Lake Superior: The Lakers have apparently made a scholarship offer to Sault St. Marie, Ontario, native Owen Headrick, who's a '97 birthdate, and also property of the Erie Otters. Good luck winning that battle.
Michigan Tech: Gotta love Blake Hietala's honesty: “Grew up watching Tech-Northern, hated Northern.” Attaboy. The two goals he scored on Saturday just prove it.
Minnesota State: If you live in Mankato and need anything that couldn't be borderline illegal (alcohol, tobacco, prescriptions, etc.), former Mav Tyler Elbrecht's new delivery business will bring it right to your house for a small fee.

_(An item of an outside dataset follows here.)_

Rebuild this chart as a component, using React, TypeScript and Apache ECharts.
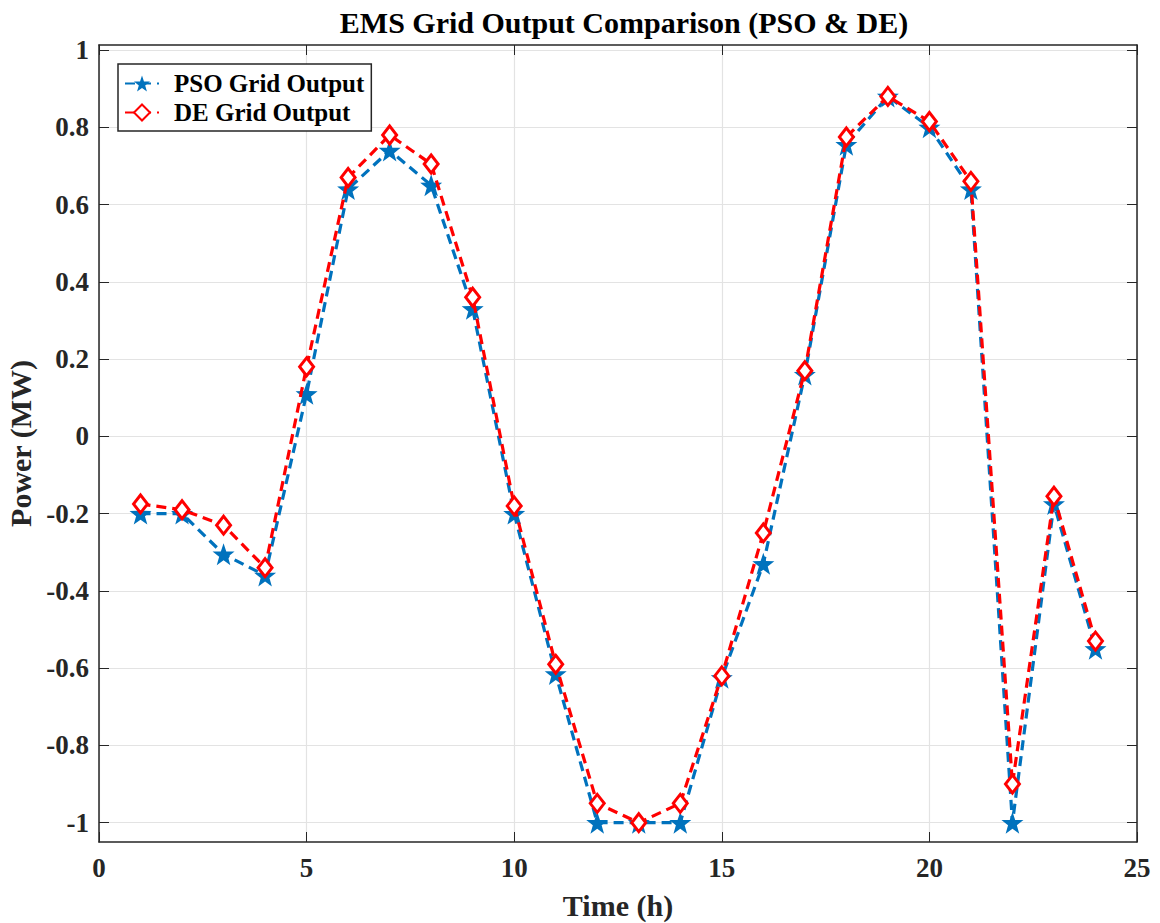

Why isn't this a thing everywhere? Why won't Tyler Elbrecht deliver things to my house?
Northern Michigan: The night before Hietala lit up the Wildcats, it was NMU star Stephan Vigier's time to shine. He scored the first goal of a 2-0 shutout just 4:55 into the game, and now has five goals in six contests this season.
Player of the Week
Yeah I guess Austin Czarnik assisting on five of Miami's six goals on the weekend qualifies as being really good.
Goal of the Week
Not the world's greatest goal from Hudson Fasching, but you can't beat the celebration. Let this be a lesson to anyone trying to kiss anyone else while they both wear facemasks.